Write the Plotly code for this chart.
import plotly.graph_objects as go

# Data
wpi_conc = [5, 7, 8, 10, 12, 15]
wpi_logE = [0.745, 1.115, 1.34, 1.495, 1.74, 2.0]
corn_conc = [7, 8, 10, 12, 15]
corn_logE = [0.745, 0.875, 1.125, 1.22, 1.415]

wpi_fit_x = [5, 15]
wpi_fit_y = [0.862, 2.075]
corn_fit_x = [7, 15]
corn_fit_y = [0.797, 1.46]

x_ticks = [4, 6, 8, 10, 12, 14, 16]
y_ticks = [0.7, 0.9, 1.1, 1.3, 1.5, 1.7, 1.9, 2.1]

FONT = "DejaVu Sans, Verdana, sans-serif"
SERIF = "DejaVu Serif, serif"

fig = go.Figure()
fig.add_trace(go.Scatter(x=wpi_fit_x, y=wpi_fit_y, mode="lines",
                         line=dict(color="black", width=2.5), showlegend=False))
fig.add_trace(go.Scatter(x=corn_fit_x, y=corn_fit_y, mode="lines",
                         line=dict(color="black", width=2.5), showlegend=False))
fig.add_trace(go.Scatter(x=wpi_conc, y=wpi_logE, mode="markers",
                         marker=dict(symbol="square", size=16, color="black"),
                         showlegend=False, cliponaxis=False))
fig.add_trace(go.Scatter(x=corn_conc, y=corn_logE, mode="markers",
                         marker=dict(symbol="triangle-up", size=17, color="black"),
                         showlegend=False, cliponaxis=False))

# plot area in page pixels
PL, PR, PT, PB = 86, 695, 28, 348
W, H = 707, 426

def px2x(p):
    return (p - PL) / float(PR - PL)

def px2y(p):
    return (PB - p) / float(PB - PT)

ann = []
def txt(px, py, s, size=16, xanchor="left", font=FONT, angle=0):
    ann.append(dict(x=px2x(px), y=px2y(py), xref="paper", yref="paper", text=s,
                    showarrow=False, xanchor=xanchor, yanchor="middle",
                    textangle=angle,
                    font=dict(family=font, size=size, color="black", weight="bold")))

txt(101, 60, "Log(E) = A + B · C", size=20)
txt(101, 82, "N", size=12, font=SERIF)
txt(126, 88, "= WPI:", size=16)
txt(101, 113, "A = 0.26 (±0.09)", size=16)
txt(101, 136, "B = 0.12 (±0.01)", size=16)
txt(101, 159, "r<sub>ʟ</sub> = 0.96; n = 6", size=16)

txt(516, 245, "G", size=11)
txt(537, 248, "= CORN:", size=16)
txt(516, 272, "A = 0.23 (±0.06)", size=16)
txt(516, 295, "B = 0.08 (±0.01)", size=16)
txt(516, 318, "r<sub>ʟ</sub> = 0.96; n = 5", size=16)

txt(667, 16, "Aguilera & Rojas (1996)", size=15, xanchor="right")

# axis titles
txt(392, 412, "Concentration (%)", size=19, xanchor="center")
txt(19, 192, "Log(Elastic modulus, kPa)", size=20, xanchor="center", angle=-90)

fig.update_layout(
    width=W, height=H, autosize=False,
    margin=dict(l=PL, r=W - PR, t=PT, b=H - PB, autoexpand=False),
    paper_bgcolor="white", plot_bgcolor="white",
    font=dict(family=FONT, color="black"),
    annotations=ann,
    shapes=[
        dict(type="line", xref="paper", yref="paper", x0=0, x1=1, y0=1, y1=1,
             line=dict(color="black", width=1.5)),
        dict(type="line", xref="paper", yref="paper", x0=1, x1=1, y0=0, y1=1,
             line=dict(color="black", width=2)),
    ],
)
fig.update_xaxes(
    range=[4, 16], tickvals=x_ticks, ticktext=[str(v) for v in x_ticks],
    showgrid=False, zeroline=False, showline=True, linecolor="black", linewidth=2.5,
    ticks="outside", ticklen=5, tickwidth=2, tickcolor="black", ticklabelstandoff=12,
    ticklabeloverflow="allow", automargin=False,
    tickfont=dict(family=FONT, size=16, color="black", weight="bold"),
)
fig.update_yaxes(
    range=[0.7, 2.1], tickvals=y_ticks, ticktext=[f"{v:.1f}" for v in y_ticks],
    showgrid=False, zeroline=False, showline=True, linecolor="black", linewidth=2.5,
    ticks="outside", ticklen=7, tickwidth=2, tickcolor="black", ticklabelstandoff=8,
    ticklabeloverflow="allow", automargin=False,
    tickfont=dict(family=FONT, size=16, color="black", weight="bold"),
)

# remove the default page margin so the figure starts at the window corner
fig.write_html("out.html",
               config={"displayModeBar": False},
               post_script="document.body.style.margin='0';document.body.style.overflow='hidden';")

GIVEN PROBLEM -
Quote the entire listing above exactly.

ANSWER TO THE EXERCISE -
Write the Plotly code for this chart.
import plotly.graph_objects as go

# Data
wpi_conc = [5, 7, 8, 10, 12, 15]
wpi_logE = [0.745, 1.115, 1.34, 1.495, 1.74, 2.0]
corn_conc = [7, 8, 10, 12, 15]
corn_logE = [0.745, 0.875, 1.125, 1.22, 1.415]

wpi_fit_x = [5, 15]
wpi_fit_y = [0.862, 2.075]
corn_fit_x = [7, 15]
corn_fit_y = [0.797, 1.46]

x_ticks = [4, 6, 8, 10, 12, 14, 16]
y_ticks = [0.7, 0.9, 1.1, 1.3, 1.5, 1.7, 1.9, 2.1]

FONT = "DejaVu Sans, Verdana, sans-serif"
SERIF = "DejaVu Serif, serif"

fig = go.Figure()
fig.add_trace(go.Scatter(x=wpi_fit_x, y=wpi_fit_y, mode="lines",
                         line=dict(color="black", width=2.5), showlegend=False))
fig.add_trace(go.Scatter(x=corn_fit_x, y=corn_fit_y, mode="lines",
                         line=dict(color="black", width=2.5), showlegend=False))
fig.add_trace(go.Scatter(x=wpi_conc, y=wpi_logE, mode="markers",
                         marker=dict(symbol="square", size=16, color="black"),
                         showlegend=False, cliponaxis=False))
fig.add_trace(go.Scatter(x=corn_conc, y=corn_logE, mode="markers",
                         marker=dict(symbol="triangle-up", size=17, color="black"),
                         showlegend=False, cliponaxis=False))

# plot area in page pixels
PL, PR, PT, PB = 86, 695, 28, 348
W, H = 707, 426

def px2x(p):
    return (p - PL) / float(PR - PL)

def px2y(p):
    return (PB - p) / float(PB - PT)

ann = []
def txt(px, py, s, size=16, xanchor="left", font=FONT, angle=0):
    ann.append(dict(x=px2x(px), y=px2y(py), xref="paper", yref="paper", text=s,
                    showarrow=False, xanchor=xanchor, yanchor="middle",
                    textangle=angle,
                    font=dict(family=font, size=size, color="black", weight="bold")))

txt(101, 60, "Log(E) = A + B · C", size=20)
txt(101, 82, "N", size=12, font=SERIF)
txt(126, 88, "= WPI:", size=16)
txt(101, 113, "A = 0.26 (±0.09)", size=16)
txt(101, 136, "B = 0.12 (±0.01)", size=16)
txt(101, 159, "r<sub>ʟ</sub> = 0.96; n = 6", size=16)

txt(516, 245, "G", size=11)
txt(537, 248, "= CORN:", size=16)
txt(516, 272, "A = 0.23 (±0.06)", size=16)
txt(516, 295, "B = 0.08 (±0.01)", size=16)
txt(516, 318, "r<sub>ʟ</sub> = 0.96; n = 5", size=16)

txt(667, 16, "Aguilera & Rojas (1996)", size=15, xanchor="right")

# axis titles
txt(392, 412, "Concentration (%)", size=19, xanchor="center")
txt(19, 192, "Log(Elastic modulus, kPa)", size=20, xanchor="center", angle=-90)

fig.update_layout(
    width=W, height=H, autosize=False,
    margin=dict(l=PL, r=W - PR, t=PT, b=H - PB, autoexpand=False),
    paper_bgcolor="white", plot_bgcolor="white",
    font=dict(family=FONT, color="black"),
    annotations=ann,
    shapes=[
        dict(type="line", xref="paper", yref="paper", x0=0, x1=1, y0=1, y1=1,
             line=dict(color="black", width=1.5)),
        dict(type="line", xref="paper", yref="paper", x0=1, x1=1, y0=0, y1=1,
             line=dict(color="black", width=2)),
    ],
)
fig.update_xaxes(
    range=[4, 16], tickvals=x_ticks, ticktext=[str(v) for v in x_ticks],
    showgrid=False, zeroline=False, showline=True, linecolor="black", linewidth=2.5,
    ticks="outside", ticklen=5, tickwidth=2, tickcolor="black", ticklabelstandoff=12,
    ticklabeloverflow="allow", automargin=False,
    tickfont=dict(family=FONT, size=16, color="black", weight="bold"),
)
fig.update_yaxes(
    range=[0.7, 2.1], tickvals=y_ticks, ticktext=[f"{v:.1f}" for v in y_ticks],
    showgrid=False, zeroline=False, showline=True, linecolor="black", linewidth=2.5,
    ticks="outside", ticklen=7, tickwidth=2, tickcolor="black", ticklabelstandoff=8,
    ticklabeloverflow="allow", automargin=False,
    tickfont=dict(family=FONT, size=16, color="black", weight="bold"),
)

# remove the default page margin so the figure starts at the window corner
fig.write_html("out.html",
               config={"displayModeBar": False},
               post_script="document.body.style.margin='0';document.body.style.overflow='hidden';")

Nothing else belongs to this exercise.